• _Data lines_
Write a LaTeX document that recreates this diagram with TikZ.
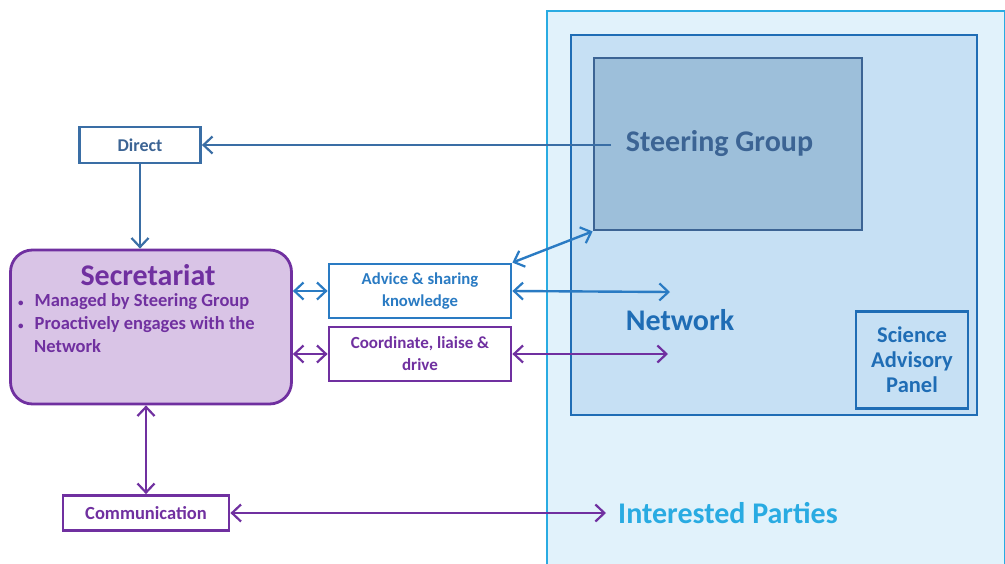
\documentclass[tikz,border=0pt]{standalone}
\usepackage{fontspec}
\setmainfont{Carlito}
\usetikzlibrary{arrows.meta}

\definecolor{ipfill}{HTML}{E1F2FB}
\definecolor{ipline}{HTML}{29ABE2}
\definecolor{netfill}{HTML}{C6E0F4}
\definecolor{netline}{HTML}{1F6DB5}
\definecolor{sgfill}{HTML}{9DBFDA}
\definecolor{sgline}{HTML}{3C6494}
\definecolor{dirblue}{HTML}{3A6EA5}
\definecolor{advblue}{HTML}{2A7BC3}
\definecolor{purp}{HTML}{7030A0}
\definecolor{secfill}{HTML}{D9C4E6}

\begin{document}
\begin{tikzpicture}[x=1pt,y=-1pt,
  every node/.style={inner sep=0pt,font=\bfseries},
  box/.style={draw,rectangle,line width=2.8pt},
  tip/.style={-{Straight Barb[length=9pt,width=17pt,line width=2.2pt]}},
  tips/.style={{Straight Barb[length=9pt,width=17pt,line width=2.2pt]}-{Straight Barb[length=9pt,width=17pt,line width=2.2pt]}},
  conn/.style={line width=2.4pt}]
\clip (0,0) rectangle (1005,563);
\fill[white] (0,0) rectangle (1005,563);
\node[box,draw=ipline,fill=ipfill,minimum width=458pt,minimum height=560pt] (ip) at (776,291) {};
\node[box,draw=netline,fill=netfill,minimum width=406pt,minimum height=380pt] (net) at (774,225) {};
\node[box,draw=sgline,fill=sgfill,minimum width=268pt,minimum height=172pt,text=sgline,font=\bfseries\fontsize{30}{34}\selectfont] (sg) at (728,144) {\hspace*{-17pt}Steering Group};
\node[box,draw=netline,minimum width=112pt,minimum height=97pt,text=netline,align=center,font=\bfseries\fontsize{22.5}{25}\selectfont] (sap) at (912,360) {Science\\Advisory\\Panel};
\node[text=netline,font=\bfseries\fontsize{30}{34}\selectfont] (nettxt) at (680,320) {Network};
\node[text=ipline,font=\bfseries\fontsize{30}{34}\selectfont] (iptxt) at (728,513) {Interested Parties};
\node[box,draw=dirblue,fill=white,minimum width=121pt,minimum height=36pt,text=sgline,font=\bfseries\fontsize{18}{20}\selectfont] (direct) at (140,145) {Direct};
\node[box,draw=purp,fill=secfill,rounded corners=22pt,minimum width=281pt,minimum height=154pt] (sec) at (151,327) {};
\node[text=purp,font=\bfseries\fontsize{30}{34}\selectfont] (sectitle) at (148,275) {Secretariat};
\node[text=purp,anchor=north west,align=left,font=\bfseries\fontsize{18.5}{23}\selectfont] (secpts) at (18,293)
  {{\fontsize{11}{11}\selectfont\textbullet}\hspace{11pt}Managed by Steering Group\\{\fontsize{11}{11}\selectfont\textbullet}\hspace{11pt}Proactively engages with the\\\hspace*{16pt}Network};
\node[box,draw=advblue,fill=white,minimum width=182pt,minimum height=54pt,text=advblue,align=center,font=\bfseries\fontsize{16.7}{22}\selectfont] (advice) at (420,291) {Advice \& sharing\\knowledge};
\node[box,draw=purp,fill=white,minimum width=182pt,minimum height=54pt,text=purp,align=center,font=\bfseries\fontsize{17}{22}\selectfont] (coord) at (420,354) {Coordinate, liaise \&\\drive};
\node[box,draw=purp,fill=white,minimum width=166pt,minimum height=35pt,text=purp,font=\bfseries\fontsize{18.5}{20}\selectfont] (comm) at (146,513) {Communication};
\coordinate (sgin) at (611,145);
\coordinate (netup) at (670,292);
\coordinate (netlow) at (668,354);
\coordinate (ipin) at (606,513);
\draw[conn,tip,dirblue] (sgin) -- (direct.east);
\draw[conn,tip,dirblue] (direct.south) -- (direct.south |- sec.north);
\draw[conn,tips,advblue] (advice.west -| sec.east) -- (advice.west);
\draw[conn,tips,purp] (coord.west -| sec.east) -- (coord.west);
\draw[conn,tips,advblue] (advice.north east) -- (sg.south west);
\draw[conn,tips,advblue] (advice.east) -- (netup);
\draw[conn,tips,purp] (coord.east) -- (netlow);
\draw[conn,tips,purp] (comm.north |- sec.south) -- (comm.north);
\draw[conn,tips,purp] (comm.east) -- (ipin);
\end{tikzpicture}
\end{document}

• _Stated problem_
All of the data needs repeating exactly, but the pictures do not.

• _Finished answer_
Write a LaTeX document that recreates this diagram with TikZ.
\documentclass[tikz,border=0pt]{standalone}
\usepackage{fontspec}
\setmainfont{Carlito}
\usetikzlibrary{arrows.meta}

\definecolor{ipfill}{HTML}{E1F2FB}
\definecolor{ipline}{HTML}{29ABE2}
\definecolor{netfill}{HTML}{C6E0F4}
\definecolor{netline}{HTML}{1F6DB5}
\definecolor{sgfill}{HTML}{9DBFDA}
\definecolor{sgline}{HTML}{3C6494}
\definecolor{dirblue}{HTML}{3A6EA5}
\definecolor{advblue}{HTML}{2A7BC3}
\definecolor{purp}{HTML}{7030A0}
\definecolor{secfill}{HTML}{D9C4E6}

\begin{document}
\begin{tikzpicture}[x=1pt,y=-1pt,
  every node/.style={inner sep=0pt,font=\bfseries},
  box/.style={draw,rectangle,line width=2.8pt},
  tip/.style={-{Straight Barb[length=9pt,width=17pt,line width=2.2pt]}},
  tips/.style={{Straight Barb[length=9pt,width=17pt,line width=2.2pt]}-{Straight Barb[length=9pt,width=17pt,line width=2.2pt]}},
  conn/.style={line width=2.4pt}]
\clip (0,0) rectangle (1005,563);
\fill[white] (0,0) rectangle (1005,563);
\node[box,draw=ipline,fill=ipfill,minimum width=458pt,minimum height=560pt] (ip) at (776,291) {};
\node[box,draw=netline,fill=netfill,minimum width=406pt,minimum height=380pt] (net) at (774,225) {};
\node[box,draw=sgline,fill=sgfill,minimum width=268pt,minimum height=172pt,text=sgline,font=\bfseries\fontsize{30}{34}\selectfont] (sg) at (728,144) {\hspace*{-17pt}Steering Group};
\node[box,draw=netline,minimum width=112pt,minimum height=97pt,text=netline,align=center,font=\bfseries\fontsize{22.5}{25}\selectfont] (sap) at (912,360) {Science\\Advisory\\Panel};
\node[text=netline,font=\bfseries\fontsize{30}{34}\selectfont] (nettxt) at (680,320) {Network};
\node[text=ipline,font=\bfseries\fontsize{30}{34}\selectfont] (iptxt) at (728,513) {Interested Parties};
\node[box,draw=dirblue,fill=white,minimum width=121pt,minimum height=36pt,text=sgline,font=\bfseries\fontsize{18}{20}\selectfont] (direct) at (140,145) {Direct};
\node[box,draw=purp,fill=secfill,rounded corners=22pt,minimum width=281pt,minimum height=154pt] (sec) at (151,327) {};
\node[text=purp,font=\bfseries\fontsize{30}{34}\selectfont] (sectitle) at (148,275) {Secretariat};
\node[text=purp,anchor=north west,align=left,font=\bfseries\fontsize{18.5}{23}\selectfont] (secpts) at (18,293)
  {{\fontsize{11}{11}\selectfont\textbullet}\hspace{11pt}Managed by Steering Group\\{\fontsize{11}{11}\selectfont\textbullet}\hspace{11pt}Proactively engages with the\\\hspace*{16pt}Network};
\node[box,draw=advblue,fill=white,minimum width=182pt,minimum height=54pt,text=advblue,align=center,font=\bfseries\fontsize{16.7}{22}\selectfont] (advice) at (420,291) {Advice \& sharing\\knowledge};
\node[box,draw=purp,fill=white,minimum width=182pt,minimum height=54pt,text=purp,align=center,font=\bfseries\fontsize{17}{22}\selectfont] (coord) at (420,354) {Coordinate, liaise \&\\drive};
\node[box,draw=purp,fill=white,minimum width=166pt,minimum height=35pt,text=purp,font=\bfseries\fontsize{18.5}{20}\selectfont] (comm) at (146,513) {Communication};
\coordinate (sgin) at (611,145);
\coordinate (netup) at (670,292);
\coordinate (netlow) at (668,354);
\coordinate (ipin) at (606,513);
\draw[conn,tip,dirblue] (sgin) -- (direct.east);
\draw[conn,tip,dirblue] (direct.south) -- (direct.south |- sec.north);
\draw[conn,tips,advblue] (advice.west -| sec.east) -- (advice.west);
\draw[conn,tips,purp] (coord.west -| sec.east) -- (coord.west);
\draw[conn,tips,advblue] (advice.north east) -- (sg.south west);
\draw[conn,tips,advblue] (advice.east) -- (netup);
\draw[conn,tips,purp] (coord.east) -- (netlow);
\draw[conn,tips,purp] (comm.north |- sec.south) -- (comm.north);
\draw[conn,tips,purp] (comm.east) -- (ipin);
\end{tikzpicture}
\end{document}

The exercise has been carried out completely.